I was a little disappointed with the IA app. It works fairly well for the most p...

textfiles · on June 6, 2019

I just tried this in bash:

for each in `ia search collection:computerchronicles --itemlist`; do ia download $each --glob=*.torrent; done

I have myself a directory of torrents.

IntelMiner · on June 6, 2019

I'm glad it works now. At the time it didn't seem to list .torrent as a valid option though

textmode · on June 7, 2019

# If are not a Python user or want to try something different (faster), can be done with sh, sed, openssl, curl/wget/etc. plus a simple utility I wrote called "yy025" (https://news.ycombinator.com/item?id=17689152). yy025 is a more generalised "Swiss Army Knife" for making requests to any website. This solution uses a traditional method called "http pipelining".

   export Connection=keep-alive;
   n=1;while true;do
   test $n -le 8||break
   echo https://archive.org/details/computerchronicles?\&sort=-downloads\&page=$n
   n=$((n+1));done \
   |yy025|openssl s_client -connect archive.org:443 -ign_eof \
   |sed '/item-ia\" [^ ]/!d;s,.*=\",,;s/\"//;s,.*,https://archive.org/download/&/&_archive.torrent,' \
   |yy025|openssl s_client -connect archive.org:443 -ign_eof|sed '/Location:/!d;s/Location: //'

# Additional command-line options for openssl s_client omitted for sake of brevity. The above outputs the torrent urls. Feed those to curl or wget or whatever similar program you choose, or maybe directly to a torrent client. Something like

   |while read url;do curl -O $url;done

unmole · on June 7, 2019

I though HTTP pipelining was discouraged and that most servers disabled by default. Is that not true?

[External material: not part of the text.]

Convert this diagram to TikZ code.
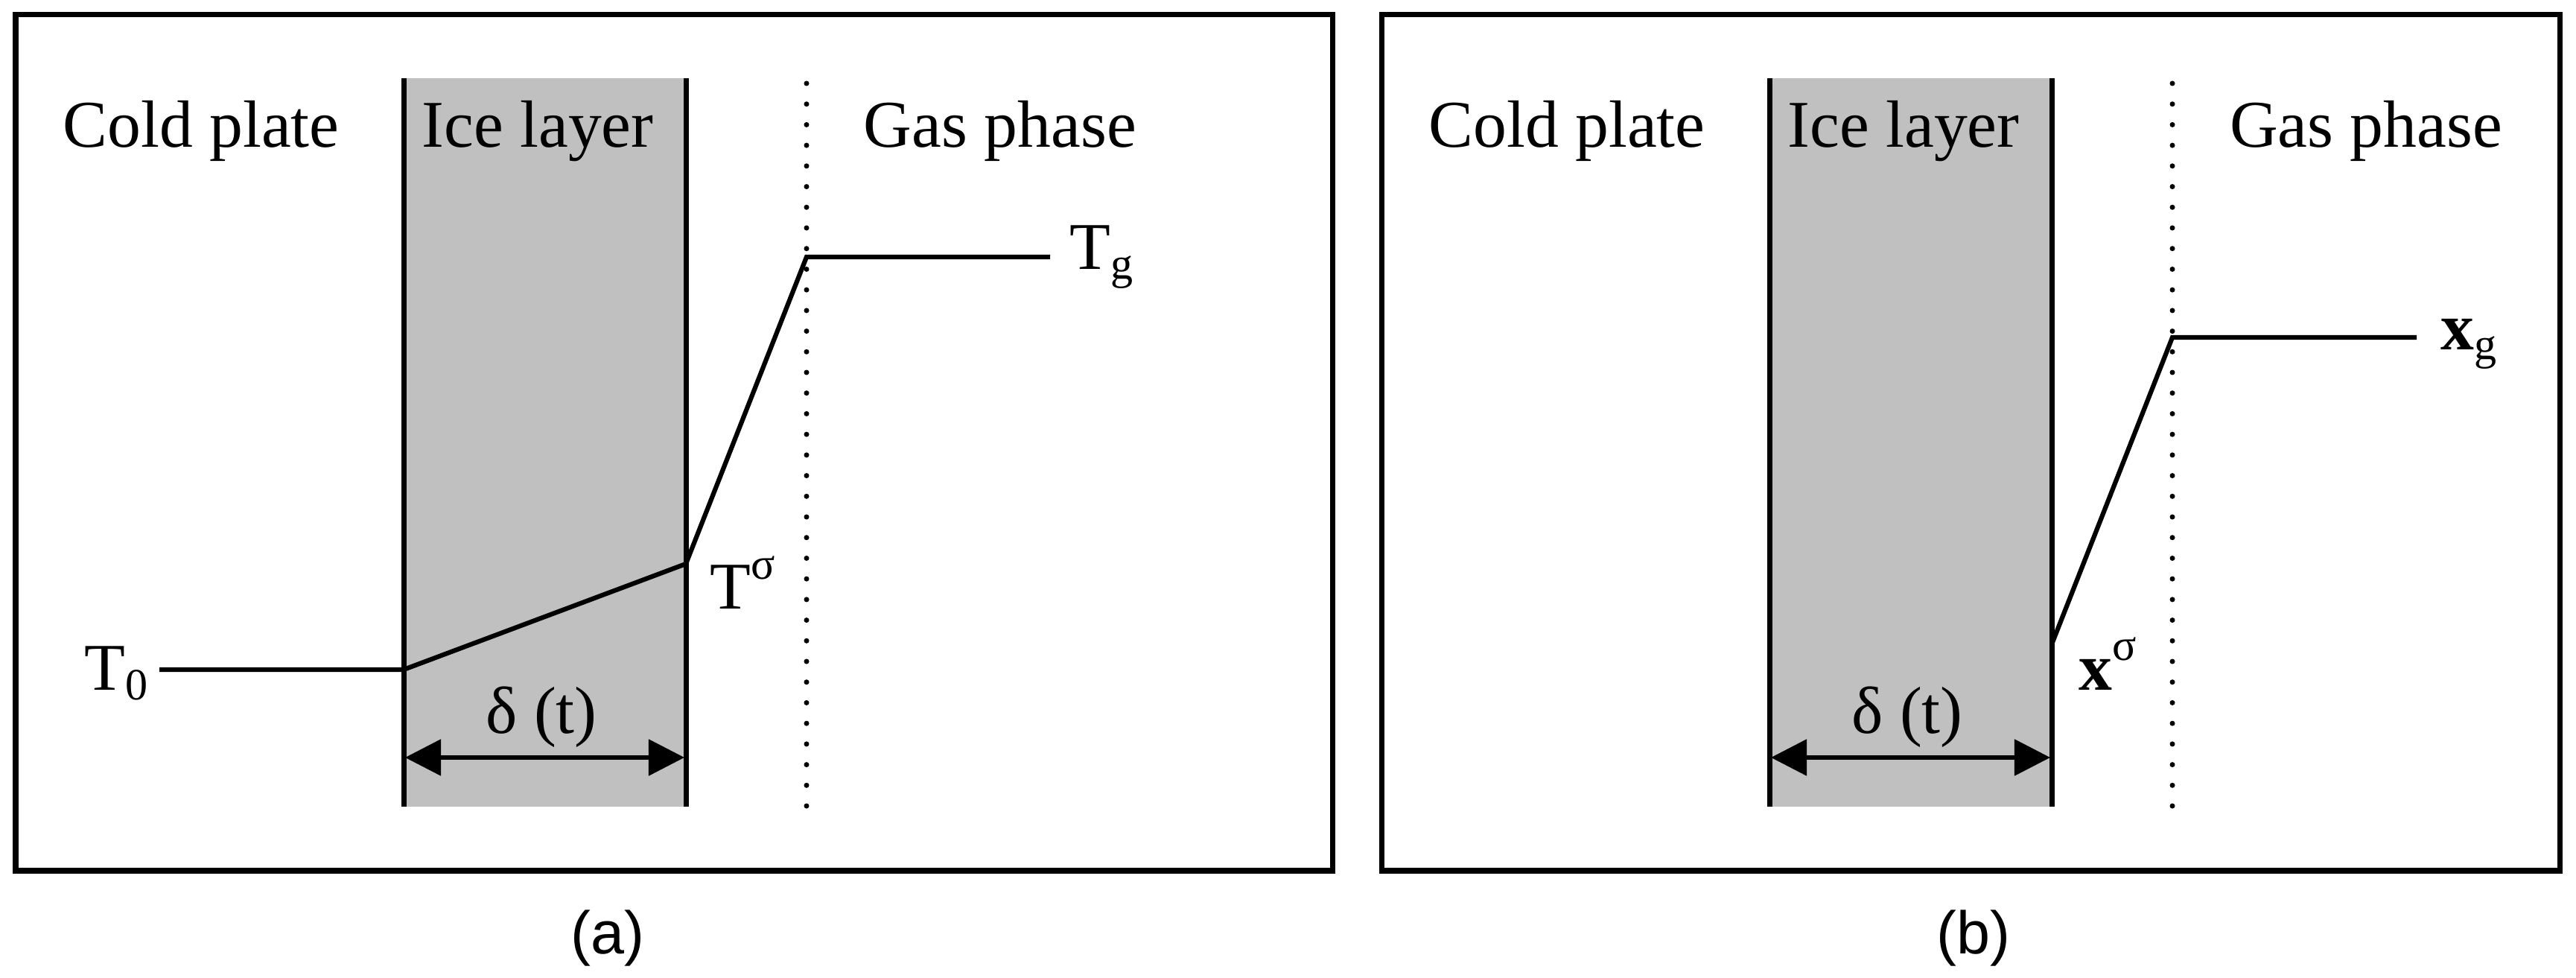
\documentclass[tikz,border=0pt]{standalone}
\usepackage{fontspec}
\setmainfont{Liberation Serif}
\setsansfont{Liberation Sans}
\usetikzlibrary{arrows.meta,positioning}
\definecolor{icegray}{RGB}{192,192,192}
\newcommand\lowsub[1]{\raisebox{-0.14em}{\scalebox{0.67}{#1}}}
\newcommand\highsup[1]{\raisebox{0.45em}{\scalebox{0.67}{#1}}}

\begin{document}
\begin{tikzpicture}[
        x=0.01cm,y=-0.01cm,
        lbl/.style={inner sep=0pt,font=\fontsize{25.5}{30}\selectfont},
        captxt/.style={inner sep=0pt,font=\sffamily\fontsize{23}{27}\selectfont},
        frame/.style={draw,line width=0.07cm},
        wall/.style={line width=0.07cm},
        prof/.style={line width=0.062cm,line join=miter},
        gasline/.style={line width=0.07cm,line cap=round,
                        dash pattern=on 0pt off 0.277cm},
        dim/.style={{Triangle[length=4.8mm,width=4.8mm]}-{Triangle[length=4.8mm,width=4.8mm]},
                    line width=0.055cm},
      ]
        \useasboundingbox (0,0) rectangle (3459,1313);
        % panel (a): temperature
        \draw[frame] (21,20) rectangle (1789,1169);
        \fill[icegray] (542,105) rectangle (921,1083);
        \coordinate (iceAtl) at (542,105);
        \coordinate (iceAbl) at (542,1083);
        \coordinate (iceAtr) at (921,105);
        \coordinate (iceAbr) at (921,1083);
        \draw[wall] (iceAtl) -- (iceAbl);
        \draw[wall] (iceAtr) -- (iceAbr);
        \coordinate (gasAt) at (1083,112);
        \coordinate (gasAb) at (1083,1083);
        \draw[gasline] (gasAt) -- (gasAb);
        \node[lbl,anchor=base](coldA) at (270,198){Cold plate};
        \node[lbl,anchor=base](iceA) at (722,198){Ice layer};
        \node[lbl,anchor=base](gasA) at (1343,198){Gas phase};
        \coordinate (pA0) at (214,899);
        \coordinate (pA1) at (542,899);
        \coordinate (pA2) at (921,757);
        \coordinate (pA3) at (1083,345);
        \coordinate (pA4) at (1410,345);
        \draw[prof] (pA0) -- (pA1) -- (pA2) -- (pA3) -- (pA4);
        \node[lbl,anchor=base west](tzero) at (113,927){T\lowsub{0}};
        \node[lbl,anchor=base west](tsig) at (953,818){T\highsup{σ}};
        \node[lbl,anchor=base west](tgas) at (1436,362){T\lowsub{g}};
        \coordinate (dAl) at (544,1017);
        \coordinate (dAr) at (919,1017);
        \draw[dim] (dAl) -- (dAr);
        \node[lbl,anchor=base](deltaA) at (727,985){δ (t)};
        \node[captxt,anchor=base](capA) at (816,1280){(a)};
        % panel (b): concentration
        \draw[frame] (1855,20) rectangle (3437,1169);
        \fill[icegray] (2376,105) rectangle (2755,1083);
        \coordinate (iceBtl) at (2376,105);
        \coordinate (iceBbl) at (2376,1083);
        \coordinate (iceBtr) at (2755,105);
        \coordinate (iceBbr) at (2755,1083);
        \draw[wall] (iceBtl) -- (iceBbl);
        \draw[wall] (iceBtr) -- (iceBbr);
        \coordinate (gasBt) at (2917,112);
        \coordinate (gasBb) at (2917,1083);
        \draw[gasline] (gasBt) -- (gasBb);
        \node[lbl,anchor=base](coldB) at (2104,198){Cold plate};
        \node[lbl,anchor=base](iceB) at (2556,198){Ice layer};
        \node[lbl,anchor=base](gasB) at (3177,198){Gas phase};
        \coordinate (pB0) at (2755,865);
        \coordinate (pB1) at (2917,453);
        \coordinate (pB2) at (3245,453);
        \draw[prof] (pB0) -- (pB1) -- (pB2);
        \node[lbl,anchor=base west](xsig) at (2791,927){\textbf{x}\highsup{σ}};
        \node[lbl,anchor=base west](xgas) at (3277,470){\textbf{x}\lowsub{g}};
        \coordinate (dBl) at (2378,1017);
        \coordinate (dBr) at (2753,1017);
        \draw[dim] (dBl) -- (dBr);
        \node[lbl,anchor=base](deltaB) at (2561,985){δ (t)};
        \node[captxt,anchor=base](capB) at (2650,1280){(b)};
      \end{tikzpicture}
\end{document}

textmode · on June 7, 2019

You are probably thinking of pipelining in terms of the popular web browsers. Those programs want to do pipelining so they can load up resources (read: today, ads) from a variety of domains in order to present a web page with graphics and advertising.

That never really worked. Thus, we have HTTP/2, authored by an ad sales company. It is very important for an ad sales company that web pages contain not only what the user is requesting but also heaps of automatically followed pointers to third party resources hosted on other domains. That is, pages need to be able to contain advertising. HTTP/1.1 pipelining is of little benefit to the ad ecosystem.

However, sometimes the user is not trying to load up a graphical web page full of third party resources. Here, the HN commenter is just trying to get some HTML, extract some URLs and then download some files. The HTML is all obtained from the same domain. This is text retrieval, nothing more.

If all the resources the user wants are from the same domain, e.g., archive.org, then pipelining works great. I have been using HTTP/1.1 pipelining to do this for several decades and it has always worked flawlessly.

Typically httpd settings for any website would allow at least 100 pipelined requests per connection. As you might imagine, often the httpd settings are just unchanged defaults. Today the limits I see are often much higher, e.g., several hundred.

It is very rare in my experience to find a site that has pipelining disabled. More likely they are disabling Connection: keep-alive and forcing all requests to be Connection: close. I rarely see this.

The HTTP/1.1 specification suggests a max connection limit per browser of two. There is no suggested limit on the number of requests per connection. In terms of efficiency, the more the better. How many connections does a popular we browser make when loading an "average" web page today? It is a lot more than two! In any event, pipelining as I have shown here stays under the two connection limit.

LeoPanthera · on June 6, 2019

There's no speed limit if you login. At least, this was the case when I also batch downloaded all the CC MPEG-2 files, and it finished overnight.